◆ **Collected data**:

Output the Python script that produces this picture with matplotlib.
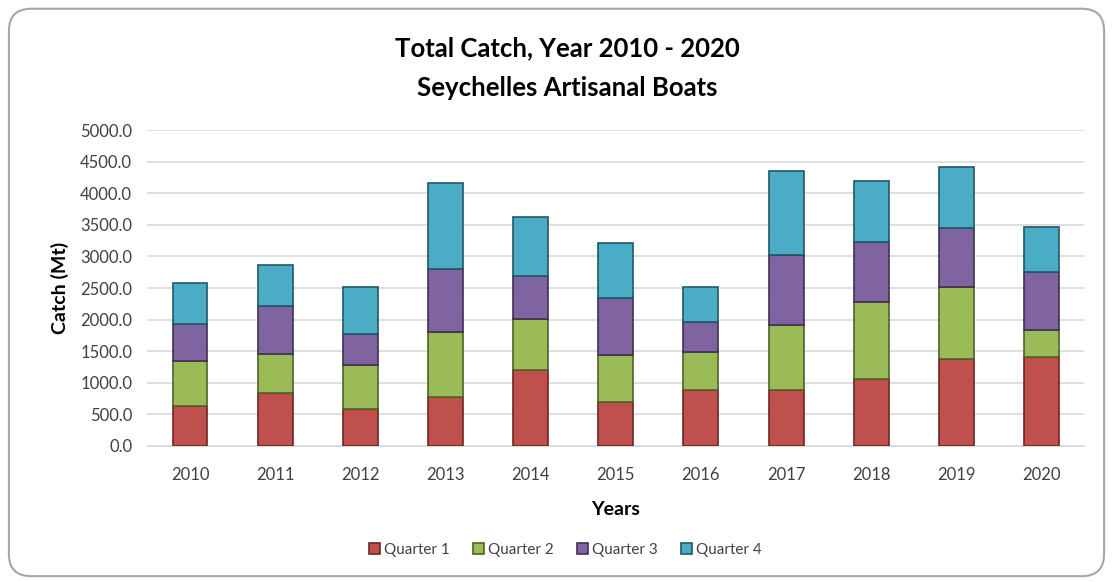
import matplotlib.pyplot as plt
from matplotlib.patches import FancyBboxPatch
from matplotlib.ticker import FormatStrFormatter

plt.rcParams['font.family'] = ['Lato', 'DejaVu Sans']

years = ['2010', '2011', '2012', '2013', '2014', '2015', '2016', '2017', '2018', '2019', '2020']
quarter_1 = [629, 840, 592, 776, 1199, 697, 882, 882, 1067, 1384, 1410]
quarter_2 = [717, 623, 686, 1030, 803, 739, 607, 1030, 1214, 1134, 422]
quarter_3 = [582, 750, 502, 992, 686, 898, 475, 1108, 950, 925, 924]
quarter_4 = [654, 649, 729, 1368, 939, 871, 554, 1335, 961, 966, 713]
labels = ['Quarter 1', 'Quarter 2', 'Quarter 3', 'Quarter 4']
colors = ['#c0504d', '#9bbb59', '#8064a2', '#4bacc6']
edges = ['#6e2624', '#4f6328', '#3f3151', '#205867']

fig = plt.figure(figsize=(11.13, 5.82), dpi=100)
border = FancyBboxPatch((0.008, 0.01), 0.984, 0.975,
                        boxstyle="round,pad=0,rounding_size=0.02",
                        transform=fig.transFigure, facecolor='white',
                        edgecolor='#a6a6a6', linewidth=1.5,
                        mutation_aspect=1113 / 582, zorder=-5)
fig.patches.append(border)

ax = fig.add_axes([0.1325, 0.2337, 0.8415, 0.5429])
ax.set_facecolor('none')

x = range(len(years))
bottom = [0] * len(years)
for vals, lab, c, ec in zip([quarter_1, quarter_2, quarter_3, quarter_4], labels, colors, edges):
    ax.bar(x, vals, width=0.41, bottom=bottom, color=c, edgecolor=ec,
           linewidth=1.2, label=lab, zorder=3)
    bottom = [b + v for b, v in zip(bottom, vals)]

ax.set_xlim(-0.5, len(years) - 0.5)
ax.set_ylim(0, 5000)
ax.set_yticks(range(0, 5001, 500))
ax.yaxis.set_major_formatter(FormatStrFormatter('%.1f'))
ax.set_xticks(list(x))
ax.set_xticklabels(years)
ax.grid(axis='y', color='#d9d9d9', linewidth=1.2, zorder=0)
for s in ['top', 'right', 'left']:
    ax.spines[s].set_visible(False)
ax.spines['bottom'].set_color('#d9d9d9')
ax.tick_params(length=0, labelsize=12, colors='#404040')
ax.tick_params(axis='x', pad=15)
ax.tick_params(axis='y', pad=11)

ax.set_xlabel('Years', fontsize=14, fontweight='bold', labelpad=13)
ax.set_ylabel('Catch (Mt)', fontsize=14, fontweight='bold', labelpad=8)

fig.text(0.51, 0.918, 'Total Catch, Year 2010 - 2020', ha='center', va='center',
         fontsize=18.5, fontweight='bold')
fig.text(0.51, 0.848, 'Seychelles Artisanal Boats', ha='center', va='center',
         fontsize=18.5, fontweight='bold')

ax.legend(loc='center', bbox_to_anchor=(0.508, 0.055), bbox_transform=fig.transFigure,
          ncol=4, frameon=False, fontsize=11, handlelength=0.7, handleheight=0.7,
          handletextpad=0.3, columnspacing=1.5, labelcolor='#404040')

fig.savefig('out.png', dpi=100)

◆ **Given exercise**: Reproduce the listing above exactly, excluding all pictures.

◆ **Answer for this exercise**:
Output the Python script that produces this picture with matplotlib.
import matplotlib.pyplot as plt
from matplotlib.patches import FancyBboxPatch
from matplotlib.ticker import FormatStrFormatter

plt.rcParams['font.family'] = ['Lato', 'DejaVu Sans']

years = ['2010', '2011', '2012', '2013', '2014', '2015', '2016', '2017', '2018', '2019', '2020']
quarter_1 = [629, 840, 592, 776, 1199, 697, 882, 882, 1067, 1384, 1410]
quarter_2 = [717, 623, 686, 1030, 803, 739, 607, 1030, 1214, 1134, 422]
quarter_3 = [582, 750, 502, 992, 686, 898, 475, 1108, 950, 925, 924]
quarter_4 = [654, 649, 729, 1368, 939, 871, 554, 1335, 961, 966, 713]
labels = ['Quarter 1', 'Quarter 2', 'Quarter 3', 'Quarter 4']
colors = ['#c0504d', '#9bbb59', '#8064a2', '#4bacc6']
edges = ['#6e2624', '#4f6328', '#3f3151', '#205867']

fig = plt.figure(figsize=(11.13, 5.82), dpi=100)
border = FancyBboxPatch((0.008, 0.01), 0.984, 0.975,
                        boxstyle="round,pad=0,rounding_size=0.02",
                        transform=fig.transFigure, facecolor='white',
                        edgecolor='#a6a6a6', linewidth=1.5,
                        mutation_aspect=1113 / 582, zorder=-5)
fig.patches.append(border)

ax = fig.add_axes([0.1325, 0.2337, 0.8415, 0.5429])
ax.set_facecolor('none')

x = range(len(years))
bottom = [0] * len(years)
for vals, lab, c, ec in zip([quarter_1, quarter_2, quarter_3, quarter_4], labels, colors, edges):
    ax.bar(x, vals, width=0.41, bottom=bottom, color=c, edgecolor=ec,
           linewidth=1.2, label=lab, zorder=3)
    bottom = [b + v for b, v in zip(bottom, vals)]

ax.set_xlim(-0.5, len(years) - 0.5)
ax.set_ylim(0, 5000)
ax.set_yticks(range(0, 5001, 500))
ax.yaxis.set_major_formatter(FormatStrFormatter('%.1f'))
ax.set_xticks(list(x))
ax.set_xticklabels(years)
ax.grid(axis='y', color='#d9d9d9', linewidth=1.2, zorder=0)
for s in ['top', 'right', 'left']:
    ax.spines[s].set_visible(False)
ax.spines['bottom'].set_color('#d9d9d9')
ax.tick_params(length=0, labelsize=12, colors='#404040')
ax.tick_params(axis='x', pad=15)
ax.tick_params(axis='y', pad=11)

ax.set_xlabel('Years', fontsize=14, fontweight='bold', labelpad=13)
ax.set_ylabel('Catch (Mt)', fontsize=14, fontweight='bold', labelpad=8)

fig.text(0.51, 0.918, 'Total Catch, Year 2010 - 2020', ha='center', va='center',
         fontsize=18.5, fontweight='bold')
fig.text(0.51, 0.848, 'Seychelles Artisanal Boats', ha='center', va='center',
         fontsize=18.5, fontweight='bold')

ax.legend(loc='center', bbox_to_anchor=(0.508, 0.055), bbox_transform=fig.transFigure,
          ncol=4, frameon=False, fontsize=11, handlelength=0.7, handleheight=0.7,
          handletextpad=0.3, columnspacing=1.5, labelcolor='#404040')

fig.savefig('out.png', dpi=100)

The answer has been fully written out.